• [Given material]:
────

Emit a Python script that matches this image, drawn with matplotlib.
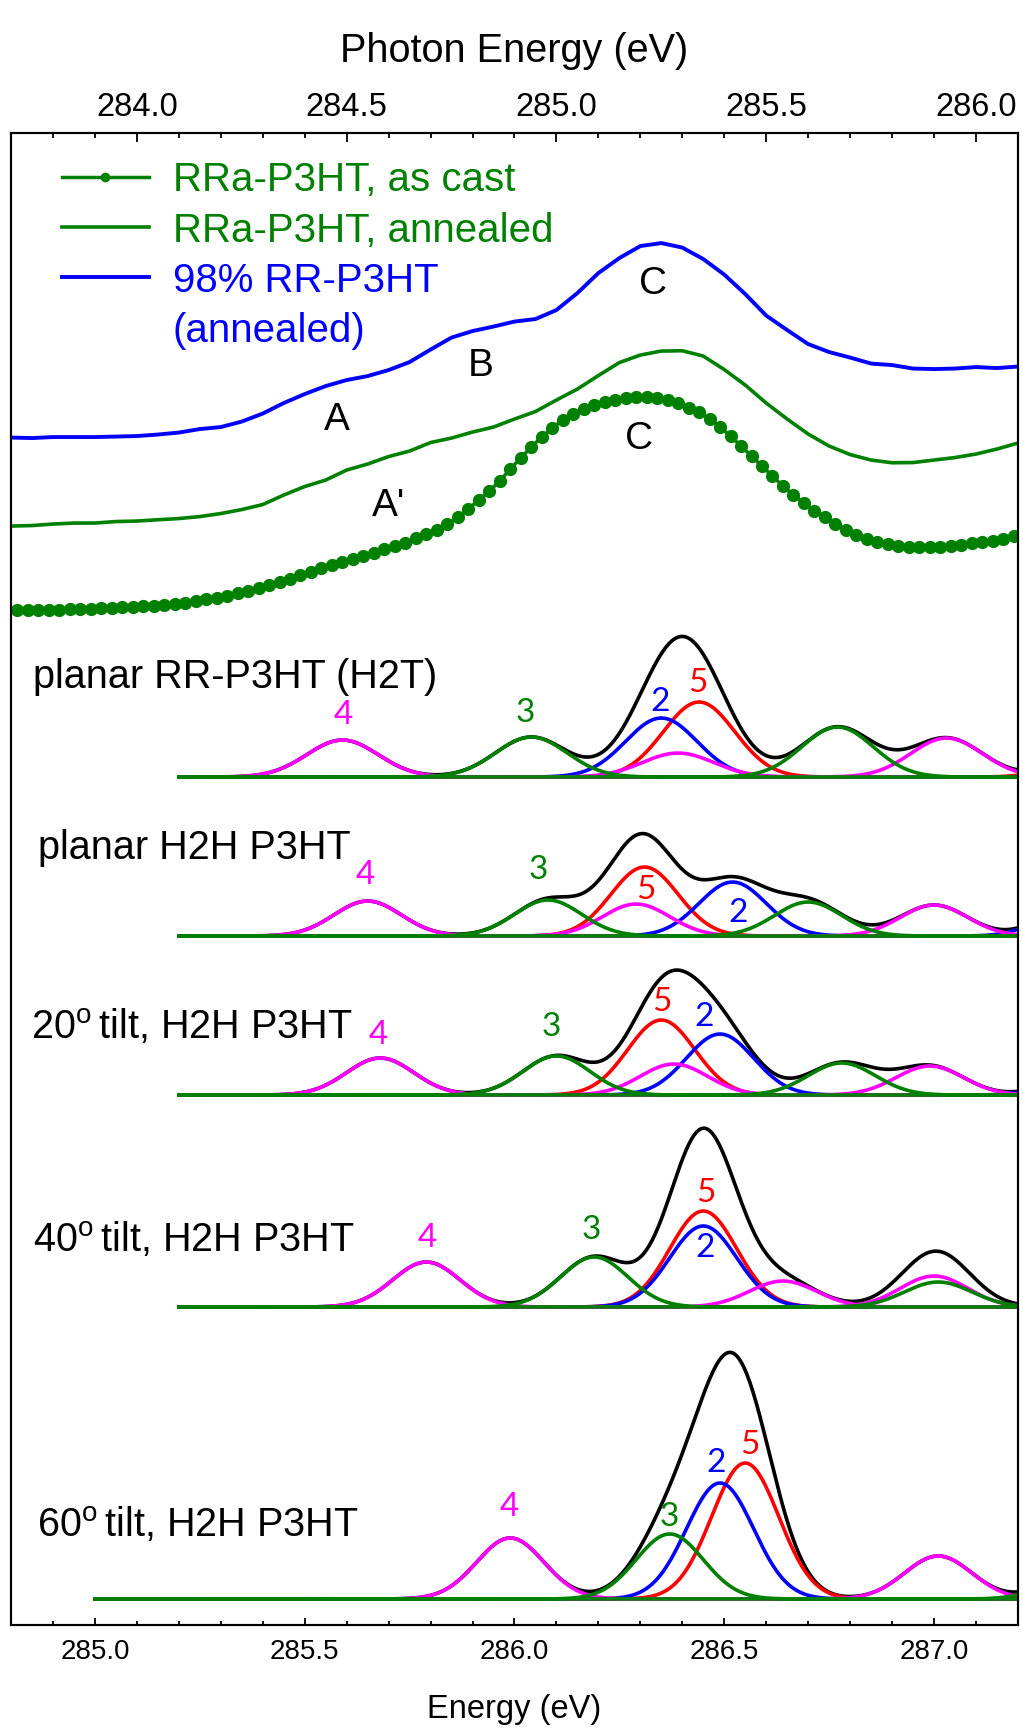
import numpy as np
import matplotlib
matplotlib.use('Agg')
from matplotlib import pyplot as plt
from matplotlib.lines import Line2D
from matplotlib.ticker import MultipleLocator

plt.rcParams['font.family'] = ['Liberation Sans', 'DejaVu Sans']
plt.rcParams['mathtext.fontset'] = 'custom'
plt.rcParams['mathtext.rm'] = 'Liberation Sans'

GREEN = '#008000'
BLUE = '#0000ff'
RED = '#ff0000'
MAGENTA = '#ff00ff'
colors = {'b': BLUE, 'g': GREEN, 'm': MAGENTA, 'r': RED}

# measured NEXAFS spectra, photon energy (eV) on the top axis
e_cast = np.round(283.715 + 0.025 * np.arange(96), 3)
i_cast = [1.6, 1.8, 2.0, 2.2, 2.4, 2.7, 3.0, 3.4, 3.8, 4.2, 4.7, 5.2, 5.8, 6.5, 7.3, 8.3,
          9.5, 11.0, 12.7, 14.5, 16.5, 19.0, 21.5, 24.0, 27.0, 30.0, 33.5, 37.0, 40.5, 44.0,
          47.0, 50.0, 52.7, 56.0, 59.5, 63.0, 66.0, 69.5, 74.0, 78.5, 82.5, 88.0, 95.0, 103.0,
          112.0, 121.0, 131.0, 143.0, 154.0, 165.0, 175.0, 184.0, 192.0, 198.0, 203.0, 207.0,
          210.0, 212.5, 214.5, 215.0, 215.0, 214.0, 212.0, 209.0, 204.5, 200.0, 193.5, 185.0,
          176.0, 166.0, 156.0, 146.0, 136.0, 126.0, 117.0, 109.0, 101.0, 95.0, 88.0, 82.0,
          77.0, 73.0, 70.0, 68.0, 66.5, 65.5, 65.0, 65.0, 65.5, 66.5, 67.5, 69.0, 70.0, 71.5,
          73.0, 76.0]

e_scan = np.round(283.70 + 0.05 * np.arange(49), 2)
i_annealed = [4, 4.5, 6, 7, 7, 8.5, 9, 10.3, 11.5, 13.5, 16.5, 20.5, 25.5, 35, 43.5, 50,
              60, 66, 73.5, 79, 87.5, 92, 98, 103, 111, 118.5, 130, 141, 154.5, 167.5, 175,
              179, 179.3, 174, 160.5, 145, 127, 111, 96, 84, 75.5, 70, 67.3, 67.5, 70, 72.5,
              76, 81, 87]
i_rr = [2.5, 2, 3, 3, 3, 3.5, 4, 5.5, 7.5, 11, 13, 18.5, 26.5, 37, 46, 54, 60, 64, 70,
        78, 90.5, 102.5, 109, 113.5, 118.5, 121, 130, 147, 167, 182, 194, 197, 192.5, 181,
        165.5, 146, 124.5, 110, 96, 88, 82.5, 76.5, 75, 71.5, 71, 71.5, 73, 72, 73.5]

off_cast, off_annealed, off_rr = 1013, 1095, 1185

feature_labels = ['A', 'B', 'C', "A'", 'C']
feature_e = [284.476, 284.819, 285.231, 284.600, 285.198]
feature_y = [1205, 1259, 1341, 1119, 1186]

# calculated spectra: gaussian components for each conformation
panel_titles = ['planar RR-P3HT (H2T)', 'planar H2H P3HT',
                r'20$^\mathregular{o}\,$tilt, H2H P3HT',
                r'40$^\mathregular{o}\,$tilt, H2H P3HT',
                r'60$^\mathregular{o}\,$tilt, H2H P3HT']
panel_offset = [848, 689, 530, 318, 26]
panel_start = [285.2, 285.2, 285.2, 285.2, 285.0]
panel_sigma = [0.085, 0.08, 0.08, 0.08, 0.08]
title_pos = [(284.852, 948), (284.864, 777), (284.848, 598), (284.852, 385), (284.862, 100)]

p1_center = [285.59, 286.04, 286.35, 286.44, 286.39, 286.77, 287.03, 287.40]
p1_height = [37, 40, 59, 75, 24, 50, 39, 30]
p1_color = ['m', 'g', 'b', 'r', 'm', 'g', 'm', 'r']

p2_center = [285.65, 286.08, 286.31, 286.29, 286.52, 286.70, 287.00, 287.35]
p2_height = [35, 36, 69, 32, 54, 34, 31, 40]
p2_color = ['m', 'g', 'r', 'm', 'b', 'g', 'm', 'b']

p3_center = [285.68, 286.10, 286.35, 286.38, 286.49, 286.78, 286.99, 287.38]
p3_height = [37, 39, 75, 31, 61, 32, 29, 35]
p3_color = ['m', 'g', 'r', 'm', 'b', 'g', 'm', 'b']

p4_center = [285.79, 286.19, 286.45, 286.45, 286.64, 287.00, 287.01, 287.45]
p4_height = [45, 50, 96, 81, 26, 31, 25, 30]
p4_color = ['m', 'g', 'r', 'b', 'm', 'm', 'g', 'r']

p5_center = [285.99, 286.37, 286.49, 286.55, 287.01, 287.35, 287.45]
p5_height = [61, 65, 116, 136, 43, 25, 30]
p5_color = ['m', 'g', 'b', 'r', 'm', 'g', 'r']

panels = [(p1_center, p1_height, p1_color), (p2_center, p2_height, p2_color),
          (p3_center, p3_height, p3_color), (p4_center, p4_height, p4_color),
          (p5_center, p5_height, p5_color)]

# peak numbers: (text, colour, energy, height)
p1_tags = [('4', 'm', 285.593, 910), ('3', 'g', 286.026, 912), ('2', 'b', 286.348, 923), ('5', 'r', 286.436, 942)]
p2_tags = [('4', 'm', 285.645, 750), ('3', 'g', 286.057, 755), ('5', 'r', 286.314, 735), ('2', 'b', 286.533, 712)]
p3_tags = [('4', 'm', 285.676, 590), ('3', 'g', 286.088, 598), ('5', 'r', 286.352, 623), ('2', 'b', 286.452, 608)]
p4_tags = [('4', 'm', 285.793, 387), ('3', 'g', 286.183, 395), ('5', 'r', 286.455, 432), ('2', 'b', 286.455, 377)]
p5_tags = [('4', 'm', 285.988, 118), ('3', 'g', 286.369, 108), ('2', 'b', 286.481, 162), ('5', 'r', 286.560, 180)]
tags = p1_tags + p2_tags + p3_tags + p4_tags + p5_tags


def gauss(e, c, h, s):
    return h * np.exp(-0.5 * ((e - c) / s) ** 2)


fig = plt.figure(figsize=(10.23, 17.35), dpi=100)
ax = fig.add_axes([0.01075, 0.0634, 0.9843, 0.8599])
ax.set_xlim(284.8, 287.2)
ax.set_ylim(0, 1492)

for k in range(5):
    centers, heights, cols = panels[k]
    e = np.linspace(panel_start[k], 287.2, 600)
    comps = [gauss(e, c, h, panel_sigma[k]) for c, h in zip(centers, heights)]
    base = panel_offset[k]
    ax.plot(e, base + np.sum(comps, axis=0), color='black', lw=2.6, zorder=2)
    # draw red, blue, magenta, then green on top
    for key in ['r', 'b', 'm', 'g']:
        for comp, col in zip(comps, cols):
            if col == key:
                ax.plot(e, base + comp, color=colors[key], lw=2.6, zorder=3)
    ax.text(title_pos[k][0], title_pos[k][1], panel_titles[k], fontsize=28.5,
            ha='left', va='center')

for txt, col, e, y in tags:
    ax.text(e, y, txt, color=colors[col], fontsize=24, family=['Lato', 'DejaVu Sans'],
            ha='center', va='center')

ax.xaxis.set_major_locator(MultipleLocator(0.5))
ax.xaxis.set_minor_locator(MultipleLocator(0.1))
ax.tick_params(axis='x', which='major', direction='in', length=5, width=1.3,
               labelsize=20, pad=10, top=False)
ax.tick_params(axis='x', which='minor', direction='in', length=3, width=1.3, top=False)
ax.tick_params(axis='y', left=False, labelleft=False)
ax.set_xticks([285.0, 285.5, 286.0, 286.5, 287.0])
ax.set_xticklabels(['285.0', '285.5', '286.0', '286.5', '287.0'])
ax.set_xlabel('Energy (eV)', fontsize=23.5, labelpad=21)

# top axis: photon energy of the measured spectra
ax2 = ax.twiny()
ax2.set_xlim(283.7, 286.1)
ax2.set_ylim(0, 1492)
ax2.plot(e_cast, off_cast + np.array(i_cast), color=GREEN, lw=2.5, marker='o', ms=8.5,
         label='RRa-P3HT, as cast')
ax2.plot(e_scan, off_annealed + np.array(i_annealed), color=GREEN, lw=2.6,
         label='RRa-P3HT, annealed')
ax2.plot(e_scan, off_rr + np.array(i_rr), color=BLUE, lw=2.8, label='98% RR-P3HT')
for txt, e, y in zip(feature_labels, feature_e, feature_y):
    ax2.text(e, y, txt, fontsize=28, ha='center', va='center')

ax2.xaxis.set_major_locator(MultipleLocator(0.5))
ax2.xaxis.set_minor_locator(MultipleLocator(0.1))
ax2.tick_params(axis='x', which='major', direction='in', length=6.5, width=1.3,
                labelsize=23.5, pad=7)
ax2.tick_params(axis='x', which='minor', direction='in', length=3.6, width=1.3)
ax2.set_xticks([284.0, 284.5, 285.0, 285.5, 286.0])
ax2.set_xticklabels(['284.0', '284.5', '285.0', '285.5', '286.0'])
ax2.tick_params(axis='y', right=False, labelright=False)
ax2.set_xlabel('Photon Energy (eV)', fontsize=28.5, labelpad=22)

for a in (ax, ax2):
    for sp in a.spines.values():
        sp.set_linewidth(1.5)

handles, labels = ax2.get_legend_handles_labels()
handles.append(Line2D([], [], color='none'))
labels.append('(annealed)')
leg = ax2.legend(handles, labels, loc='upper left', bbox_to_anchor=(0.0506, 0.981),
                 frameon=False, fontsize=29, borderpad=0, borderaxespad=0,
                 handlelength=2.15, handletextpad=0.6, labelspacing=0.3,
                 labelcolor=[GREEN, GREEN, BLUE, BLUE], markerscale=0.7)

fig.savefig('out.png', dpi=100)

────

• [What you need to do]:
Please quote the lines of the material, beginning with the first and ending with the one that contains "from matplotlib.ticker import MultipleLocator", exactly as written and without any pictures.

• [Response to the task]:
Emit a Python script that matches this image, drawn with matplotlib.
import numpy as np
import matplotlib
matplotlib.use('Agg')
from matplotlib import pyplot as plt
from matplotlib.lines import Line2D
from matplotlib.ticker import MultipleLocator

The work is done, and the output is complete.